Commentando il post di Bortocal “La scorciatoia del giudizio” (qui il link), riesumo un pensiero che mi è caro, che perseguo da tempo, maggiormente in quest’epoca di mail, chat, sms: la parola, soprattutto se scritta, permette agi che le azioni non danno.
Le persone hanno differenti comportamenti quando scrivono da quando parlano, quando parlano da quando agiscono. Il potere infuso dalla tastiera nasce dal mancato confronto diretto, dalla comunicazione cieca degli sguardi, dalla mancanza del tocco delle mani, dalla gestualità del corpo, delle pause, del respiro più eloquente di mille parole. Si è diversi quando si scrive, si è quasi più forti, coraggiosi, non si deve fare il conto con le lacrime o con le risa dell’altro, quello con cui ci relaziona.

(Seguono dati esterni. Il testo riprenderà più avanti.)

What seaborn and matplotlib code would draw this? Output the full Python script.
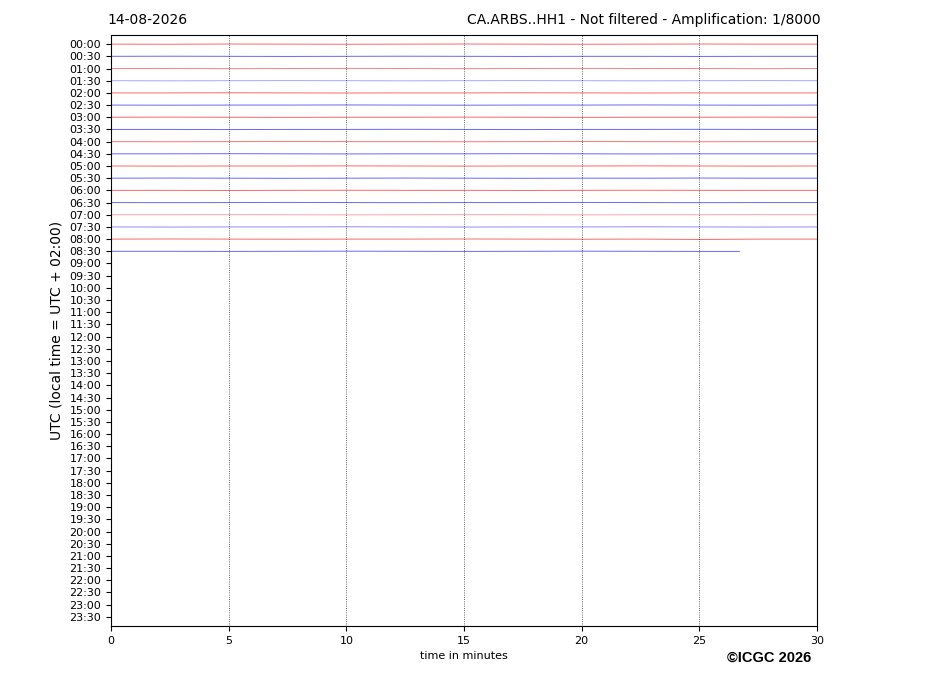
import numpy as np
import pandas as pd
import matplotlib
matplotlib.use("Agg")
import matplotlib.pyplot as plt
import seaborn as sns

# helicorder rows: 30-minute lines starting at 00:00
row_labels = [f"{h:02d}:{m:02d}" for h in range(24) for m in (0, 30)]

# recorded rows (00:00 .. 08:30); the last row stops early
trace_rows = list(range(18))
trace_end = [30.0] * 17 + [26.7]

sample_minutes = [0, 2.5, 5, 7.5, 10, 12.5, 15, 17.5, 20, 22.5, 25, 27.5, 30]
trace_offsets = [
    [0.00, 0.01, -0.01, 0.00, 0.01, 0.00, -0.01, 0.00, 0.01, 0.00, -0.01, 0.00, 0.00],
    [0.00, -0.01, 0.00, 0.01, 0.00, -0.01, 0.00, 0.01, 0.00, 0.00, 0.01, 0.00, 0.00],
    [0.00, 0.00, 0.01, 0.00, -0.01, 0.00, 0.01, 0.00, -0.01, 0.00, 0.00, 0.01, 0.00],
    [0.00, 0.01, 0.00, -0.01, 0.00, 0.01, 0.00, -0.01, 0.00, 0.01, 0.00, -0.01, 0.00],
    [0.00, 0.00, -0.01, 0.00, 0.01, 0.00, 0.00, -0.01, 0.00, 0.01, 0.00, 0.00, 0.00],
    [0.00, 0.01, 0.00, 0.00, -0.01, 0.00, 0.01, 0.00, 0.00, -0.01, 0.00, 0.01, 0.00],
    [0.00, -0.01, 0.00, 0.01, 0.00, 0.00, -0.01, 0.00, 0.01, 0.00, 0.00, -0.01, 0.00],
    [0.00, 0.00, 0.01, 0.00, 0.00, -0.01, 0.00, 0.01, 0.00, 0.00, -0.01, 0.00, 0.00],
    [0.00, 0.01, 0.00, -0.01, 0.00, 0.00, 0.01, 0.00, -0.01, 0.00, 0.01, 0.00, 0.00],
    [0.00, 0.00, -0.01, 0.00, 0.01, 0.00, 0.00, -0.01, 0.00, 0.01, 0.00, 0.00, 0.00],
    [0.00, 0.01, 0.00, 0.00, -0.01, 0.00, 0.01, 0.00, 0.00, -0.01, 0.00, 0.01, 0.00],
    [0.00, -0.01, 0.00, 0.01, 0.00, -0.01, 0.00, 0.01, 0.00, 0.00, -0.01, 0.00, 0.00],
    [0.00, 0.00, 0.01, 0.00, -0.01, 0.00, 0.00, 0.01, 0.00, -0.01, 0.00, 0.00, 0.00],
    [0.00, 0.01, 0.00, -0.01, 0.00, 0.01, 0.00, 0.00, -0.01, 0.00, 0.01, 0.00, 0.00],
    [0.00, 0.00, -0.01, 0.00, 0.01, 0.00, -0.01, 0.00, 0.01, 0.00, 0.00, -0.01, 0.00],
    [0.00, 0.01, 0.00, 0.00, -0.01, 0.00, 0.01, 0.00, 0.00, -0.01, 0.00, 0.01, 0.00],
    [0.00, -0.01, 0.00, 0.01, 0.00, 0.00, -0.01, 0.00, 0.01, 0.00, 0.03, 0.00, 0.00],
    [0.00, 0.00, 0.01, 0.00, -0.01, 0.00, 0.01, 0.00, -0.01, 0.00, 0.01, 0.00, 0.00],
]
trace_alpha = [0.6, 0.6, 0.5, 0.35, 0.6, 0.6, 0.6, 0.6, 0.55,
               0.6, 0.6, 0.6, 0.6, 0.6, 0.35, 0.45, 0.6, 0.6]

# build long table, cutting each row at its end time
records = []
for row, end, offs in zip(trace_rows, trace_end, trace_offsets):
    t = list(sample_minutes)
    y = list(offs)
    while t and t[-1] > end:
        t.pop()
        y.pop()
    if t[-1] < end:
        t.append(end)
        y.append(y[-1])
    for ti, yi in zip(t, y):
        records.append({"row": row, "minute": ti, "y": row + yi})
df = pd.DataFrame(records)

fig = plt.figure(figsize=(9.27, 6.96), dpi=100)
ax = fig.add_axes([111 / 927, 1 - 626 / 696, (817 - 111) / 927, (626 - 35) / 696])

for row in trace_rows:
    color = "red" if row % 2 == 0 else "blue"
    sns.lineplot(data=df[df["row"] == row], x="minute", y="y", ax=ax,
                 color=color, linewidth=0.7, alpha=trace_alpha[row],
                 estimator=None, sort=False)

for m in [5, 10, 15, 20, 25]:
    ax.axvline(m, color="black", linestyle=":", linewidth=0.6, alpha=0.8)

ax.set_xlim(0, 30)
ax.set_ylim(47.75, -0.75)
ax.set_xticks([0, 5, 10, 15, 20, 25, 30])
ax.set_yticks(range(len(row_labels)))
ax.set_yticklabels(row_labels)
ax.tick_params(axis="both", labelsize=8)
ax.set_xlabel("time in minutes", fontsize=8)
ax.set_ylabel("UTC (local time = UTC + 02:00)", fontsize=10)

fig.text(107 / 927, 1 - 20 / 696, "14-08-2026", fontsize=10, va="center", ha="left")
fig.text(821 / 927, 1 - 20 / 696, "CA.ARBS..HH1 - Not filtered - Amplification: 1/8000",
         fontsize=10, va="center", ha="right")
fig.text(811 / 927, 1 - 658 / 696, "\u00a9ICGC 2026", fontsize=10.5, fontweight="bold",
         family="Liberation Sans", va="center", ha="right")

fig.savefig("out.png", dpi=100)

Sto parlando di chi le parole le sa usare, il giocoliere, il manipolatore. Di colui o colei che usa le parole come una maschera di forza che non sa avere quando agisce.
E’ per questo che le persone occorre viverle per conoscerle davvero.
Perché le parole scritte sono l’estensione dei nostri sogni, l’irreale che non realizziamo, l’onda lunga dell’amore, dei desideri: le parole scritte sono la destinazione mancata del nostro cuore.
Ma è quando agiamo che siamo più veri, la somma di parole, cuore, intelletto e realtà. Perché è solo con il confronto diretto con la realtà che ci riveliamo.
Il resto, tutto il resto che diciamo solo con le parole, è una proiezione di quello che vorremmo essere e non siamo.